The entrenchments on the French left had been forced; and Villars sent urgent messages to his right for reinforcements. But Boufflers could spare him none. After Schulemberg and Lottum had been engaged for half an hour, the Prince of Orange lost patience and, without waiting for orders, opened not a false but a real attack against the French right. On the extreme left of Orange's division were two Highland regiments of the Dutch service, Tullibardine's and Hepburn's, and next to them King William's favourite Blue Guards. These were to attack the defences in the forest of Laignières, while the rest fell upon the entrenchments in the open; and it was at the head of the Highlanders and of the Blue Guards that Orange took his place. A tremendous fire of grape and musketry saluted them as they advanced, and within the first few yards most of the Prince's staff were struck dead by his side.

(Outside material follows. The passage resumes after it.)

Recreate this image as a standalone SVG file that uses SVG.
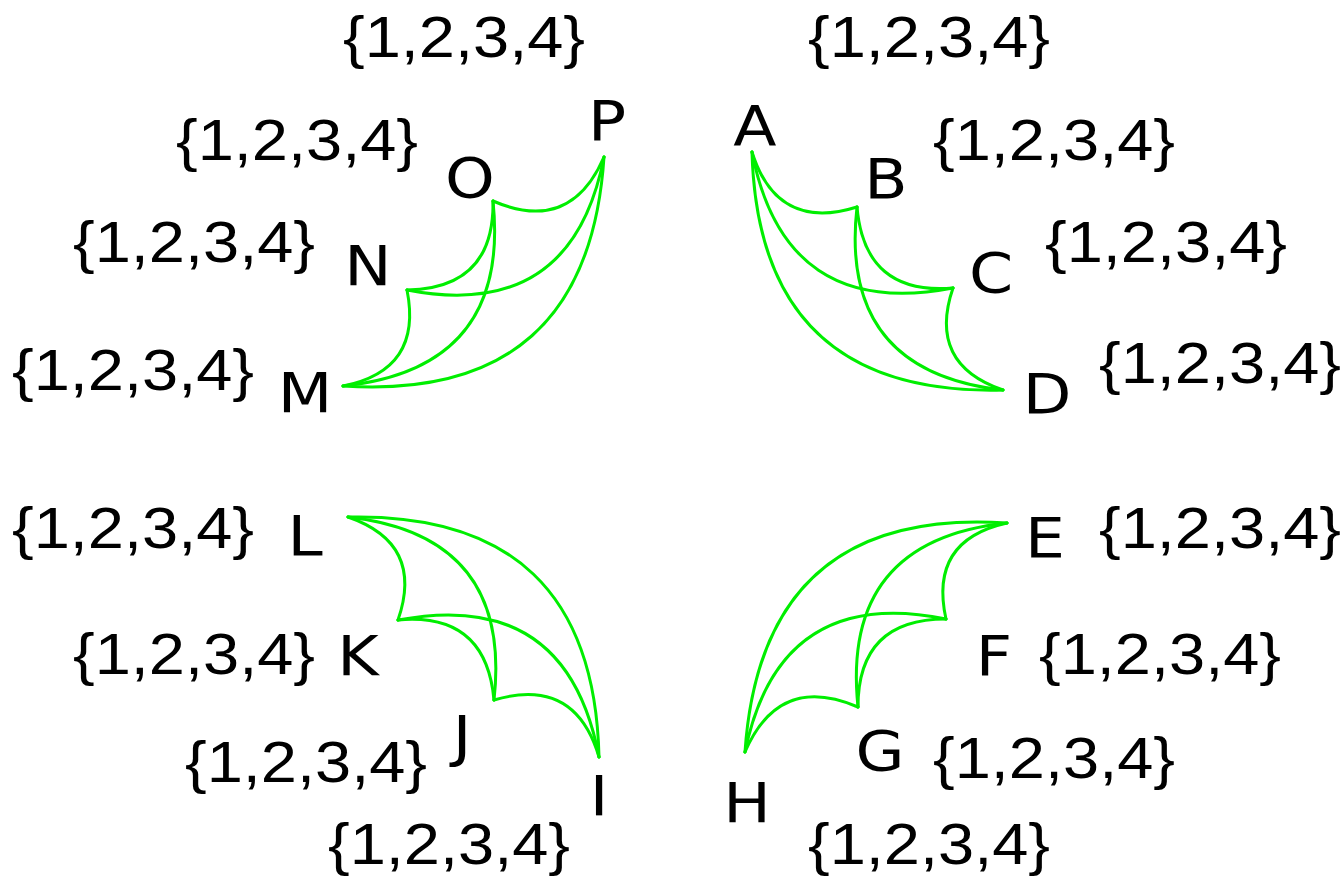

His own horse fell dead beneath him, but he disentangled himself and continued to lead the advance on foot. A few minutes more brought his battalions under the fire of a French battery on their left flank. Whole ranks were swept away, but still the Prince was to be seen waving his hat in front of his troops; and Highlanders and Dutchmen pressing steadily on carried the first entrenchment with a rush. They then halted to deploy, but before they could advance further Boufflers had rallied his men, and charging down upon his assailants drove them back headlong. On Orange's right, success as short-lived was bought at as dear a price. The Prince still exerted himself with the utmost gallantry, but his attack was beaten back at all points. The loss of the Dutch amounted to six thousand killed and wounded; the Blue Guards had been annihilated, and the Hanoverian battalions, which had supported them, had suffered little less severely. In fact, the Prince's precipitation had brought about little less than a disaster.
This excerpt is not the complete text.